The Supreme Court’s conservative majority curtailed the Biden administration’s ability to tackle climate change by invoking the “major questions” doctrine, a concept that’s been percolating for decades but only now was more fully fleshed out.
Chief Justice John Roberts said agencies “must point to clear congressional authorization” when undertaking policies of great “economic and political significance.” The justices will be skeptical of sweeping agency action, particularly when the stakes are high, Roberts wrote for a 6-3 court in a ruling likely to have an impact well beyond environmental regulation.
Writing for the dissent, Justice Elena Kagan suggested the opinion “announces the arrival of the ‘major questions doctrine,’” a term she noted the court had never used before and suggested had “magically” appeared in this case.

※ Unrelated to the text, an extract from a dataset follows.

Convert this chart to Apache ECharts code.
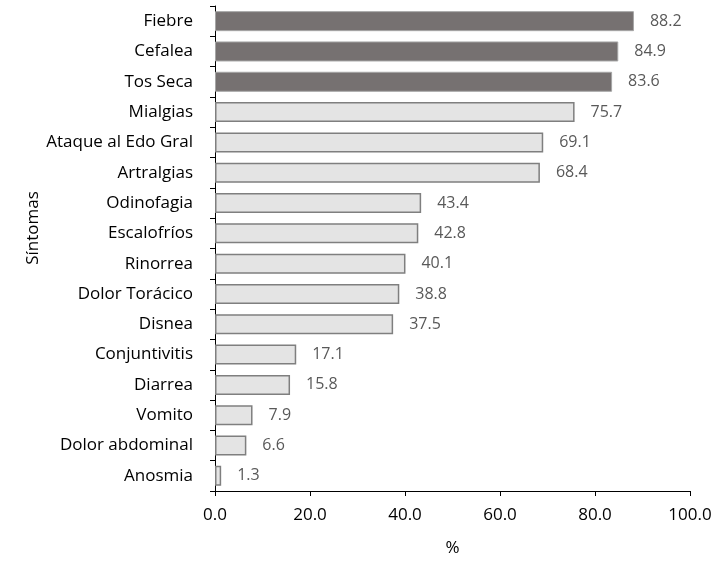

Justices have nodded to the doctrine a handful of times since the idea was first invoked by the court in 1994, said University of Dayton School of Law professor Kevin Leske, who specializes in administrative law.
In a separate concurrence, Justice Neil Gorsuch went further, saying the doctrine has its roots in the bedrock principle of separation of powers.
Regardless of its origins, the current 6-3 conservative majority court has been citing it more aggressively. In the past year, the court has used it to strike down the eviction moratorium intended to halt Covid transmission, nix the Biden administration’s vaccine-or-test rule for private employees, and, now, to limit the ways EPA can regulate climate change.
“Chief Justice Roberts has transformed the major questions doctrine from a rarely used concept to a central tool of statutory construction” said University of North Carolina law professor Jonas Monast.
The court has never really laid out the contours of the doctrine, said William Yeatman of the libertarian Cato Institute —until Thursday’s EPA decision.
The biggest question has been what counts as a “major question” that triggers the court’s skeptical eye, Yeatman said.
Roberts’ opinion fleshes that out by pointing to a handful of factors that could implicate the doctrine, he said.
Those include whether the agency action is unprecedented, outside of the agency’s normal expertise, or inconsistent with past actions. The timing of the statute that the agency says gives it the power to act in its desired role can also play a role, Roberts said.
Where previous cases looked to see if the agency’s actions conflicted with the direction of Congress, the conservative justices base their “decision on their general sense that the EPA went too far,” Monast said.
Administrative law scholars disagree on whether the doctrine will be a wrecking ball for the administrative state or will only be deployed in really big cases, but agree that it puts pressure on Congress to act.
The court’s ruling is a signal to Congress “to get in the game,” said Case Western Reserve law professor Jonathan Adler.